• [Work to complete]: Copy out all lines carrying the word "this".

-------- Records for the exercise

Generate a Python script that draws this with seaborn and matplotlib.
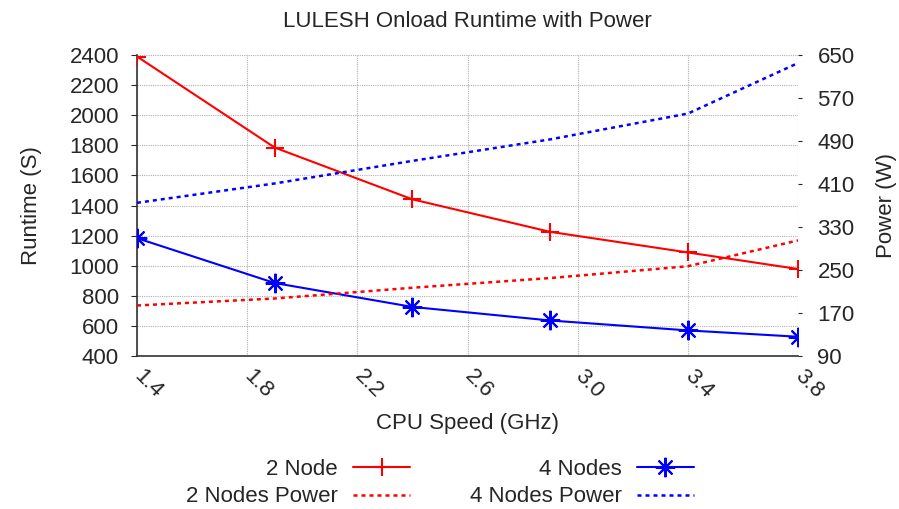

----------------
-------- Records for the exercise

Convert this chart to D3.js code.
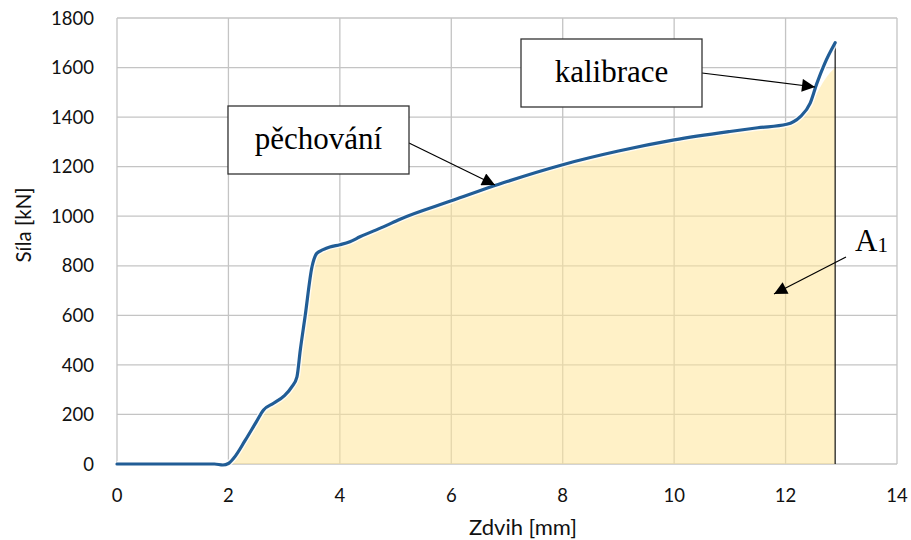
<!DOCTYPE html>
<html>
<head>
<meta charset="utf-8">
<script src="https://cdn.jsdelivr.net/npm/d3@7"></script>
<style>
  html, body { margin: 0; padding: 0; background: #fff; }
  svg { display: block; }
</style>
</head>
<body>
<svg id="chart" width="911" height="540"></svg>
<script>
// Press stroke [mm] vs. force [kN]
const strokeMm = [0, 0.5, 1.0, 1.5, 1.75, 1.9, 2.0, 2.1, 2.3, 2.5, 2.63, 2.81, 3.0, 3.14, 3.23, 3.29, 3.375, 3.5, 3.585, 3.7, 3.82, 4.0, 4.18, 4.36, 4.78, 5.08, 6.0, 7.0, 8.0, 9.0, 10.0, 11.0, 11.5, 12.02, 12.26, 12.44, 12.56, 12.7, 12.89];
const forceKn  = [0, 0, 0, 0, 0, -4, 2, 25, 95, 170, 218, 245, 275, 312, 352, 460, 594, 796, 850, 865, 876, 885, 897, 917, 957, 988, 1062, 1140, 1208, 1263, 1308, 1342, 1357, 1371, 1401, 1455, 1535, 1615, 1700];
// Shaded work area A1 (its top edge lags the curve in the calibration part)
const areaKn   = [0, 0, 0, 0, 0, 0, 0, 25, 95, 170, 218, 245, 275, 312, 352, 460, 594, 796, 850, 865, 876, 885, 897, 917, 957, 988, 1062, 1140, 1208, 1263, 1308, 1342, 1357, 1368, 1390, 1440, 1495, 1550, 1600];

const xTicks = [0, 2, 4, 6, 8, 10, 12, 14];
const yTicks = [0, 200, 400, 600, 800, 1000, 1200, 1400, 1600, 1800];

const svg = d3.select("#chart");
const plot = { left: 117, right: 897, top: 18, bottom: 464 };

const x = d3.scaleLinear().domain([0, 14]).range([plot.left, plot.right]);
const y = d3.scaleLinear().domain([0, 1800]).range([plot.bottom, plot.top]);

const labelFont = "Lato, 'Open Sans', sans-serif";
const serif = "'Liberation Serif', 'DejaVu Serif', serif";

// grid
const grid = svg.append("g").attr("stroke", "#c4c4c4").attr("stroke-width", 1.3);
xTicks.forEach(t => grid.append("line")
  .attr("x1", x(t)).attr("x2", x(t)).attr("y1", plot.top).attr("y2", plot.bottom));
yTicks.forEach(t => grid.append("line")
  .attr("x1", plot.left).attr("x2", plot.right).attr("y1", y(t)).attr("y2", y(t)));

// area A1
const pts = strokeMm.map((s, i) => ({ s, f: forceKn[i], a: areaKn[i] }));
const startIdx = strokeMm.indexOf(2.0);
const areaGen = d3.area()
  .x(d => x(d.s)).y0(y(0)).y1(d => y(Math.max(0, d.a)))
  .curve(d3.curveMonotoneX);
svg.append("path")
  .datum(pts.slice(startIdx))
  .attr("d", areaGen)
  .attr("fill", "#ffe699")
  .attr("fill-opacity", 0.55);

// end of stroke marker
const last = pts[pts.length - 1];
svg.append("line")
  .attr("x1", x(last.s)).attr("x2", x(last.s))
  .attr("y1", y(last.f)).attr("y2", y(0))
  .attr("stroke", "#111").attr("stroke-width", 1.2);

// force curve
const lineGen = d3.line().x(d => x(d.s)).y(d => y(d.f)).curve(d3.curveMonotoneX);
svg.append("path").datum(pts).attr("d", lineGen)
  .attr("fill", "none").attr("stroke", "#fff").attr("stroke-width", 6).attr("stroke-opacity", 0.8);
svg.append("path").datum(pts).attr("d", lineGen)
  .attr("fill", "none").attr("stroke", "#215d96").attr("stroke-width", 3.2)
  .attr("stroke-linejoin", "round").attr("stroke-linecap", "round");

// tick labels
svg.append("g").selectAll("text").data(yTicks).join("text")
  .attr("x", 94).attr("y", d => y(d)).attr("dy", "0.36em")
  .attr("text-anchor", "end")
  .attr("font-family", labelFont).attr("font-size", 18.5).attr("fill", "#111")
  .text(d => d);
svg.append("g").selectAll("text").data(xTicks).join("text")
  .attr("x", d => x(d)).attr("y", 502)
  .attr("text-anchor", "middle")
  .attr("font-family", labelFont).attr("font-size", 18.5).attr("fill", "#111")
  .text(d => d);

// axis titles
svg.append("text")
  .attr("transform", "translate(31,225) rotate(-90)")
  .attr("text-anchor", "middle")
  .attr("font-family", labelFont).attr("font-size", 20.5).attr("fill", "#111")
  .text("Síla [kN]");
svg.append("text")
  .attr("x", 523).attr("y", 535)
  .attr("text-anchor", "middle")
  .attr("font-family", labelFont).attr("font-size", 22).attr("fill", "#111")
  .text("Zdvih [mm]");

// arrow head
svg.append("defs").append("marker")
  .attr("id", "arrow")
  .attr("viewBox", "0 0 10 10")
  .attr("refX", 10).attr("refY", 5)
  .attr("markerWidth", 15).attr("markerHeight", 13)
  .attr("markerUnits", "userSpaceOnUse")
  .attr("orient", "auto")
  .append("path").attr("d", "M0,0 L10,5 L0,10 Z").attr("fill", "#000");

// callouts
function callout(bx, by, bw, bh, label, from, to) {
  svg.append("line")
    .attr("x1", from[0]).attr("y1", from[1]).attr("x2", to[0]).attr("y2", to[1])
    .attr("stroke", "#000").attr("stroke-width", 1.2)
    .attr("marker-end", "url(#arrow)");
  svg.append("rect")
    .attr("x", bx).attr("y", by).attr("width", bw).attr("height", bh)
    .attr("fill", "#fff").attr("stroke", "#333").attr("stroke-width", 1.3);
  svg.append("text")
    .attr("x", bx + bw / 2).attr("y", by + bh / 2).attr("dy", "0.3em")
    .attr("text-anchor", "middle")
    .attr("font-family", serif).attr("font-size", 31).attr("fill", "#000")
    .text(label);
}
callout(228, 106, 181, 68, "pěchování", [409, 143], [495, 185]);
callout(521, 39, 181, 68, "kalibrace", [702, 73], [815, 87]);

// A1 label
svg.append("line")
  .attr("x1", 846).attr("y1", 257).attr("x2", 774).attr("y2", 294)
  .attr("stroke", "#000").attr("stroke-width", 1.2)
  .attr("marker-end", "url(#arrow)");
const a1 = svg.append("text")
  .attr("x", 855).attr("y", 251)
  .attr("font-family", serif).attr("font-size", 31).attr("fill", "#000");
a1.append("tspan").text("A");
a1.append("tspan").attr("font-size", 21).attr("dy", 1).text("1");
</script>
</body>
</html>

----------------

• [Output of the task]:
Generate a Python script that draws this with seaborn and matplotlib.
Convert this chart to D3.js code.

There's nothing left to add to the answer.